El primero en oficializar el combate contra el narco fue Felipe Calderón; emprendió una lucha a palos que provocó un desbordamiento desproporcionado de la violencia en perjuicio de todos los mexicanos. A pesar de que al término de su administración su partido y seguidores subrayaron su “valentía” para combatir a la delincuencia, no puede negarse que la falta de estrategia y la implementación de patrullajes a lo largo del país produjeron un efecto terriblemente nocivo y contraproducente en la lucha contra el crimen: los organizó y los obligó a equiparse para combatir a las fuerzas del Estado.

Un reclamo siempre se mantuvo constante a lo largo de su administración: la demanda de un mando único y un andamiaje jurídico adecuado que permitiera una lucha eficaz para erradicar al narco.

Enrique Peña Nieto recibió un país en llamas, pero no cambió la estrategia. Continuó el patrullaje y la detención de las grandes cabezas de las bandas de delincuentes, que como método ha producido el brote descontrolado de un sinnúmero de otras bandas, cada una más violenta que la anterior. Su enfoque, sin embargo, no es deleznable, pues habiendo hecho caso a su antecesor, fue quien consolidó la reforma jurídica que nos permite gozar, hoy, de un ordenamiento jurídico nacional en materia criminal perfectamente diseñado, a través del cual fiscales y jueces deberían de poder actuar, con mayor prontitud y eficacia, en el enjuiciamiento contra criminales. Falta la preparación y, desde luego, la decisión para que esto suceda.

La llegada de Andrés Manuel López Obrador podría haber significado un cambio relevante de cosas, en la medida en que es el único de entre los recientes que ha aglutinado la totalidad del poder bélico del Estado –como lo hubieran querido sus antecesores y cualquier otro–, con un marco jurídico adecuado; una conjunción de factores que debería haber probado ser un éxito en el desmembramiento de las bandas del crimen y en el aseguramiento eficaz del producto del comercio ilícito: la droga, el armamento y los recursos generados.

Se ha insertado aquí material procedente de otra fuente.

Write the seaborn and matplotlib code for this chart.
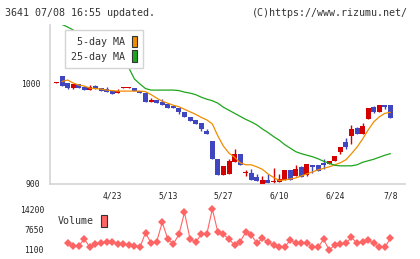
import numpy as np
import pandas as pd
import seaborn as sns
import matplotlib.pyplot as plt
from matplotlib.patches import Patch

# daily candles, 4/9 .. 7/8 (61 trading days)
opens = [1000.5, 1007, 1000, 995, 999, 996, 993, 997, 995, 994,
         992, 990, 995, 995, 995, 992.5, 990.5, 981.5, 983, 981,
         979, 977, 975.5, 971.5, 966, 963.5, 960, 952.5, 942.5, 925,
         908.5, 910, 922, 929.5, 910.5, 910.5, 907, 900, 904, 901.5,
         901.5, 903.5, 914, 908, 917, 909, 918.5, 919, 921, 920,
         923, 932, 942, 948, 955.5, 949.5, 964.5, 976, 971, 978, 978]
closes = [1001, 997.5, 995.5, 999, 995.5, 993, 996, 994.5, 992, 991,
          989.5, 992, 995.5, 995.5, 992.5, 990, 981.5, 983, 980, 978,
          975.5, 975, 971.5, 966.5, 962.5, 959.5, 954.5, 950, 925, 909,
          918, 923, 929.5, 919, 911, 904, 903, 904, 901, 902.5,
          904.5, 914, 904, 915, 907, 919.5, 916.5, 913, 919, 923,
          927.5, 937, 936.5, 954.5, 949.5, 957.5, 975, 971, 978, 976, 965.5]
highs = [1001, 1007, 1000, 999, 999, 997, 998, 998, 995, 996,
         992, 994, 996.5, 996.5, 995, 992.5, 991, 985.5, 983, 984,
         979, 978, 975.5, 971.5, 966, 963.5, 960, 954.5, 942.5, 925,
         918, 924.5, 934.5, 929.5, 914, 914.5, 910, 908, 910, 915.5,
         910, 914, 914, 919, 918, 919.5, 918.5, 919, 925, 923,
         927.5, 937, 946, 958.5, 956.5, 960, 975, 977, 978, 978, 978]
lows = [1000.5, 997.5, 994, 994.5, 995.5, 993, 993, 994.5, 992, 991,
        989.5, 990, 995, 995, 992.5, 990, 981.5, 981.5, 980, 978,
        975.5, 975, 969, 966.5, 962.5, 959.5, 952.5, 950, 925, 909,
        908.5, 910, 922, 919, 907.5, 904, 903, 900, 900, 900,
        901.5, 903.5, 904, 908, 907, 908, 911, 913, 914.5, 920,
        923, 929.5, 934.5, 939.5, 949.5, 949.5, 964.5, 970, 971, 974.5, 965.5]

ma5 = [np.nan, 1001.5, 1003, 1000, 998, 997, 995, 994.5, 994, 993,
       992.5, 992, 992, 992, 992, 992, 991.5, 988.5, 985, 982,
       980, 978, 976.5, 974, 971.5, 969, 966, 963.5, 959.5, 947.5,
       937.5, 930.5, 926.5, 921, 919, 919, 917, 914.5, 910, 906.5,
       903.5, 904, 905, 906, 908, 910, 912, 914, 915.5, 917,
       919, 921, 924, 930, 936.5, 944.5, 953.5, 961.5, 966.5, 970, 971]
# 25-day line: the part behind the legend box is an estimate
ma25 = [np.nan, 1058, 1055.5, 1052.5, 1049, 1045, 1041.5, 1037.5, 1034, 1030.5,
        1026.5, 1023, 1019.5, 1015, 1004, 999, 994.5, 993, 993, 993,
        993, 993, 992.5, 991, 990, 988.5, 986, 984, 982.5, 980,
        976, 973, 970, 967, 964, 961.5, 958.5, 954.5, 951, 947,
        943.5, 939, 935.5, 932, 930, 928.5, 927, 925, 922.5, 920.5,
        918.5, 918, 918, 918, 919, 921.5, 923, 924.5, 926.5, 928.5, 930]

# volume starts on the third day
volume = [3270, 2180, 2180, 4470, 1750, 2840, 3050, 3600, 3600, 2840,
          2840, 2510, 2180, 1750, 6550, 3050, 3600, 9930, 4470, 2840,
          6000, 13200, 4470, 3380, 6000, 6000, 14300, 6660, 6000, 4360,
          2510, 3600, 6660, 5780, 3050, 4690, 3380, 2510, 1750, 1750,
          4150, 3050, 3050, 3270, 1750, 1750, 4360, 870, 2510, 2840,
          3050, 5020, 3050, 3600, 4150, 3050, 1960, 1750, 4690]
vol_start = 2

date_labels = ['4/23', '5/13', '5/27', '6/10', '6/24', '7/8']
date_pos = [10, 20, 30, 40, 50, 60]
price_ticks = [900, 1000]
vol_ticks = [1100, 7650, 14200]

UP = '#d40000'
DOWN = '#4046c0'
ORANGE = '#f08c00'
GREEN = '#1ea51e'
VOLC = '#ff6464'
GRID = '#d4d4d4'

df = pd.DataFrame({'open': opens, 'high': highs, 'low': lows, 'close': closes,
                   'ma5': ma5, 'ma25': ma25})
df['day'] = np.arange(len(df))
vol = pd.DataFrame({'day': np.arange(vol_start, vol_start + len(volume)), 'volume': volume})

sns.set_style('white')
plt.rcParams['font.family'] = ['DejaVu Sans Mono', 'DejaVu Sans']

fig = plt.figure(figsize=(4.2, 2.59), dpi=100)
ax = fig.add_axes([0.119, 0.2896, 0.845, 0.614])
axv = fig.add_axes([0.119, 0.0232, 0.845, 0.193])

xlim = (-1.17, 62.6)

# candles
col = np.where(df['close'] >= df['open'], UP, DOWN)
body_lo = np.minimum(df['open'], df['close'])
body_h = np.maximum(np.abs(df['close'] - df['open']), 1.0)
ax.vlines(df['day'], df['low'], df['high'], colors=col, linewidth=1, zorder=2)
ax.bar(df['day'], body_h, bottom=body_lo, width=0.9, color=col, linewidth=0, zorder=3)

sns.lineplot(data=df, x='day', y='ma5', ax=ax, color=ORANGE, linewidth=0.9, zorder=4)
sns.lineplot(data=df, x='day', y='ma25', ax=ax, color=GREEN, linewidth=0.9, zorder=4)

ax.set_xlim(*xlim)
ax.set_ylim(900, 1057.5)
ax.set_xticks(np.linspace(xlim[0], xlim[1], 12))
ax.set_xticklabels([])
ax.set_yticks(price_ticks)
ax.set_yticklabels([str(t) for t in price_ticks], fontsize=5.8, color='#222222')
ax.tick_params(axis='y', length=3, width=1, color=GRID, pad=4)
ax.tick_params(axis='x', direction='inout', length=5, width=1, color=GRID)
ax.set_xlabel('')
ax.set_ylabel('')
sns.despine(ax=ax, top=True, right=True)
for s in ['left', 'bottom']:
    ax.spines[s].set_color(GRID)
    ax.spines[s].set_linewidth(1.2)

handles = [Patch(facecolor=ORANGE, edgecolor='#333333', linewidth=0.8),
           Patch(facecolor=GREEN, edgecolor='#333333', linewidth=0.8)]
leg = ax.legend(handles, [' 5-day MA', '25-day MA'], loc='upper left',
                bbox_to_anchor=(0.042, 0.969), borderaxespad=0, markerfirst=False,
                fontsize=7.2, handlelength=0.56, handleheight=1.4, handletextpad=0.7,
                labelspacing=0.3, borderpad=0.6, fancybox=False, framealpha=1)
leg.get_frame().set_edgecolor(GRID)
leg.get_frame().set_linewidth(1.0)
for t in leg.get_texts():
    t.set_color('#333333')
leg.set_zorder(10)

# volume panel
sns.lineplot(data=vol, x='day', y='volume', ax=axv, color=VOLC, linewidth=0.8,
             marker='D', markersize=4.2, markeredgewidth=0, markerfacecolor=VOLC)
axv.set_xlim(*xlim)
axv.set_ylim(-112, 16263)
axv.set_yticks(vol_ticks)
axv.set_yticklabels([str(t) for t in vol_ticks], fontsize=5.8, color='#222222')
axv.xaxis.tick_top()
axv.set_xticks(date_pos)
axv.set_xticklabels(date_labels, fontsize=5.8, color='#222222')
axv.tick_params(axis='both', length=0)
axv.tick_params(axis='y', pad=4.3)
axv.tick_params(axis='x', pad=1.8)
axv.set_xlabel('')
axv.set_ylabel('')
for s in axv.spines.values():
    s.set_visible(False)
vleg = axv.legend([Patch(facecolor=VOLC, edgecolor='#333333', linewidth=0.8)], ['Volume'],
                  loc='center left', bbox_to_anchor=(0.0225, 0.64), borderaxespad=0,
                  borderpad=0, markerfirst=False, frameon=False, fontsize=7.2,
                  handlelength=0.56, handleheight=1.5, handletextpad=0.7)
for t in vleg.get_texts():
    t.set_color('#333333')

fig.text(5 / 420, 1 - 12.5 / 259, '3641 07/08 16:55 updated.', fontsize=7.2,
         color='#333333', va='center', ha='left')
fig.text(408 / 420, 1 - 12.5 / 259, '(C)https://www.rizumu.net/', fontsize=7.2,
         color='#333333', va='center', ha='right')

fig.savefig('out.png', dpi=100, facecolor='white')
plt.close(fig)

La política de los abrazos y no balazos ha demostrado ser absolutamente desastrosa en el terreno de la procuración de justicia en México. No sólo el narcotráfico, sino la extorsión y la trata de personas, han alcanzado proporciones verdaderamente impensables en cualquier Estado de derecho. Nuestro país se ahoga en el pantano de la barbarie.

El problema que la inseguridad arroja, lamentablemente, ya no se restringe a México. Los efectos de la política de la inacción, del dejar hacer y dejar pasar, trastocan la vida de nuestros vecinos –en todas las fronteras que el país tiene con el extranjero–. Esa extraterritorialidad del crimen nacional, desafortunadamente, sí que pone en riesgo la soberanía de México. Urge que se tomen cartas serias en el asunto.

Mañana podría conmemorarse un aniversario más, quizá, de la decadencia del México de nuestros días. Esta administración empieza a vivir su invierno y será a través de las campañas que empezará a conocerse la visión en materia de seguridad, de una nueva generación de gobernantes. A cualquiera de ellos que aspiren a dirigir a México, valdría la pena hacerles ver que, ahora sí, no van a tener margen alguno para equivocarse.

La mejor estrategia –sin lugar a dudas–, será la de hacer cumplir la ley: dos tareas han de asumirse de inmediato al respecto, la de reconstruir a nuestras instituciones en el ámbito de la administración de justicia; y, la de entender que, ante una fuerza bélica de la proporción de esta que hoy existe y que el Estado deberá enfrentar, no hay manera de estar a la par sin el apoyo de preciados socios y amigos de México, capaces y con el deseo de remediar un mal que, ante todo, mina los intereses de la región global. ¿Habrá capacidad política para redimensionar, en estas condiciones de agotamiento, cuál es el valor objetivo de nuestra soberanía nacional?